Canadian torture victim Ahmad El Maati demands apology

The actions of Canadian spies and apparent indifference to the fate of trucker Ahmad El Maati “likely contributed indirectly” to his torture, writes former Supreme Court of Canada justice Frank Iacobucci.

The comments come in a once-secret supplement to Iacobucci’s 2008 report on the overseas imprisonment and torture of El Maati and two other Arab-Canadian men in cases eerily reminiscent to that of Maher Arar. The supplemental report was released after federal objections to its disclosure were “resolved” following more than a year of legal wrangling about whether national security would be harmed.

The report raises new concerns about how, in the post-9/11 era, Canadian Security Intelligence Service officials chucked aside human rights in their zeal to safeguard national security.

El Maati, who said he was repeatedly questioned on what he says were false confessions induced under torture in Syria, had been transferred to Egypt in January 2002 after a two-month detention in Syria. El Maati says he bears the physical and psychological scars of Egyptian interrogations. CSIS admitted to Iacobucci that it was aware of El Maati’s claims of mistreatment in Syria, and considered the possibility that further Canadian questioning could provoke more trouble for him in Egypt.

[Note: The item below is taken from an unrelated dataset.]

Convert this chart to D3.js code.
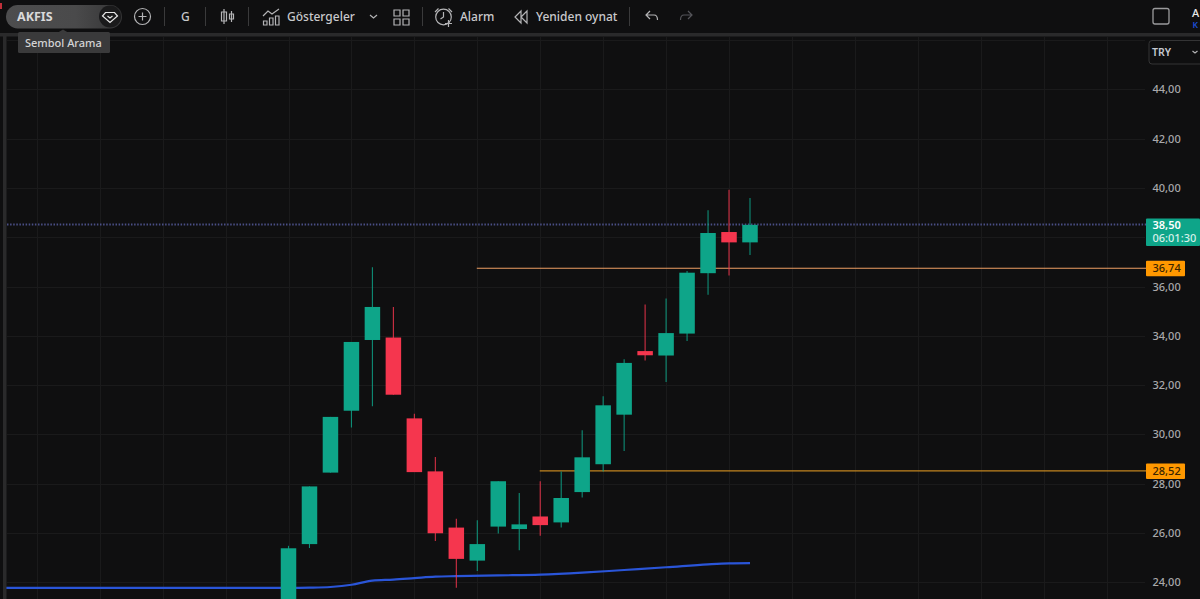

Lacobucci says there was a hands-off approach to the issue of torture by the anti-terror agencies. El Maati’s plight and that of the two other men – Abdullah Almalki and Muayyed Nureddin – is remarkably similar to that of Arar. Like Arar, the three men, who deny any involvement in terrorism, were all abused in Syrian prisons. The three men are now suing the Canadian government. The federal Conservative government settled with Arar for $10.5 million in compensation. But it has yet to apologize to the other three.